◆ **RECORDED INFORMATION**
## BEGIN
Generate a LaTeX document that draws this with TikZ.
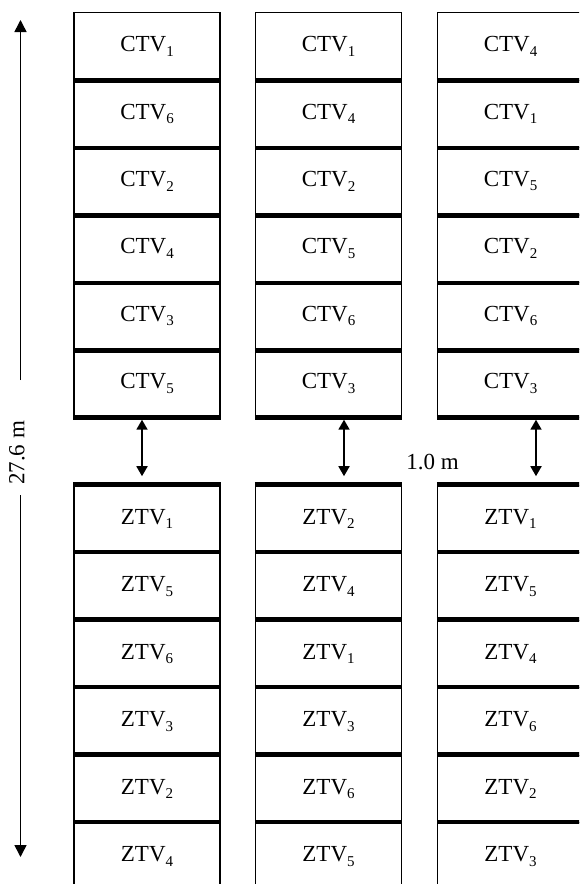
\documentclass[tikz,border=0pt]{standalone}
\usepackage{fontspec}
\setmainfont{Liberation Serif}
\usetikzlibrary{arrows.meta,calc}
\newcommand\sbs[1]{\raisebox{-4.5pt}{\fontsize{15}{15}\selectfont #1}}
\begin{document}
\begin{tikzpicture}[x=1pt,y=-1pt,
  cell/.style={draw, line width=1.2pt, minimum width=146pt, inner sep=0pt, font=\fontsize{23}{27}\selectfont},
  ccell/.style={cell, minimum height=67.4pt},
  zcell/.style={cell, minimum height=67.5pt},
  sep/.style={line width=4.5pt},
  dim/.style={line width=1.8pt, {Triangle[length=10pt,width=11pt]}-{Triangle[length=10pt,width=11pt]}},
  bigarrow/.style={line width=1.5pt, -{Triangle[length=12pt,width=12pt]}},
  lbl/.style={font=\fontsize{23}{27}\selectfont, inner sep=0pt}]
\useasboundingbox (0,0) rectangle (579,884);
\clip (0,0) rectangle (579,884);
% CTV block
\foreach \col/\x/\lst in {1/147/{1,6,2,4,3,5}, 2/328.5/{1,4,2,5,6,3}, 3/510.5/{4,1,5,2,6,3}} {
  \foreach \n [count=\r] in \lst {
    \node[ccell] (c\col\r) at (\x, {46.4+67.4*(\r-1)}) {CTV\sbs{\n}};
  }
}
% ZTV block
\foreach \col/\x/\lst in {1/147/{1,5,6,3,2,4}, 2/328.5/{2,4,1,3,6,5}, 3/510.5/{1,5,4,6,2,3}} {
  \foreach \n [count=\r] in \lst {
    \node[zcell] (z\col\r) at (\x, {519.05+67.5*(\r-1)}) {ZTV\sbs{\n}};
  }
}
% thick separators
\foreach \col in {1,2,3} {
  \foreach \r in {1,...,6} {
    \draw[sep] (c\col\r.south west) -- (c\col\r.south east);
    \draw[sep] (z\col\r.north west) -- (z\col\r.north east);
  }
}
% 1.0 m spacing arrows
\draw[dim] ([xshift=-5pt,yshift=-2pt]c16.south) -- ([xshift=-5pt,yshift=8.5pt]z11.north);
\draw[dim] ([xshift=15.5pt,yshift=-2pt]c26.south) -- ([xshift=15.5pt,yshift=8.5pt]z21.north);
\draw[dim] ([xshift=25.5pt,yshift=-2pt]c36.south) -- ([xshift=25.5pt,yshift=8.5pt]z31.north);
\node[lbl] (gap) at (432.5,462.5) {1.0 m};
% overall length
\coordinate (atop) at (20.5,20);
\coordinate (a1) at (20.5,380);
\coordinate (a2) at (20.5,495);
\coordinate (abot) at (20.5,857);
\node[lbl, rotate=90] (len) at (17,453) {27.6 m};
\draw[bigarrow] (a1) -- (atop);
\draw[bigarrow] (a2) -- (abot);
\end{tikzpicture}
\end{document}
## END
◆ **GIVEN INSTRUCTION**
Retype the whole listing, keeping every line identical and omitting all pictures.

◆ **FULL SOLUTION**
Generate a LaTeX document that draws this with TikZ.
\documentclass[tikz,border=0pt]{standalone}
\usepackage{fontspec}
\setmainfont{Liberation Serif}
\usetikzlibrary{arrows.meta,calc}
\newcommand\sbs[1]{\raisebox{-4.5pt}{\fontsize{15}{15}\selectfont #1}}
\begin{document}
\begin{tikzpicture}[x=1pt,y=-1pt,
  cell/.style={draw, line width=1.2pt, minimum width=146pt, inner sep=0pt, font=\fontsize{23}{27}\selectfont},
  ccell/.style={cell, minimum height=67.4pt},
  zcell/.style={cell, minimum height=67.5pt},
  sep/.style={line width=4.5pt},
  dim/.style={line width=1.8pt, {Triangle[length=10pt,width=11pt]}-{Triangle[length=10pt,width=11pt]}},
  bigarrow/.style={line width=1.5pt, -{Triangle[length=12pt,width=12pt]}},
  lbl/.style={font=\fontsize{23}{27}\selectfont, inner sep=0pt}]
\useasboundingbox (0,0) rectangle (579,884);
\clip (0,0) rectangle (579,884);
% CTV block
\foreach \col/\x/\lst in {1/147/{1,6,2,4,3,5}, 2/328.5/{1,4,2,5,6,3}, 3/510.5/{4,1,5,2,6,3}} {
  \foreach \n [count=\r] in \lst {
    \node[ccell] (c\col\r) at (\x, {46.4+67.4*(\r-1)}) {CTV\sbs{\n}};
  }
}
% ZTV block
\foreach \col/\x/\lst in {1/147/{1,5,6,3,2,4}, 2/328.5/{2,4,1,3,6,5}, 3/510.5/{1,5,4,6,2,3}} {
  \foreach \n [count=\r] in \lst {
    \node[zcell] (z\col\r) at (\x, {519.05+67.5*(\r-1)}) {ZTV\sbs{\n}};
  }
}
% thick separators
\foreach \col in {1,2,3} {
  \foreach \r in {1,...,6} {
    \draw[sep] (c\col\r.south west) -- (c\col\r.south east);
    \draw[sep] (z\col\r.north west) -- (z\col\r.north east);
  }
}
% 1.0 m spacing arrows
\draw[dim] ([xshift=-5pt,yshift=-2pt]c16.south) -- ([xshift=-5pt,yshift=8.5pt]z11.north);
\draw[dim] ([xshift=15.5pt,yshift=-2pt]c26.south) -- ([xshift=15.5pt,yshift=8.5pt]z21.north);
\draw[dim] ([xshift=25.5pt,yshift=-2pt]c36.south) -- ([xshift=25.5pt,yshift=8.5pt]z31.north);
\node[lbl] (gap) at (432.5,462.5) {1.0 m};
% overall length
\coordinate (atop) at (20.5,20);
\coordinate (a1) at (20.5,380);
\coordinate (a2) at (20.5,495);
\coordinate (abot) at (20.5,857);
\node[lbl, rotate=90] (len) at (17,453) {27.6 m};
\draw[bigarrow] (a1) -- (atop);
\draw[bigarrow] (a2) -- (abot);
\end{tikzpicture}
\end{document}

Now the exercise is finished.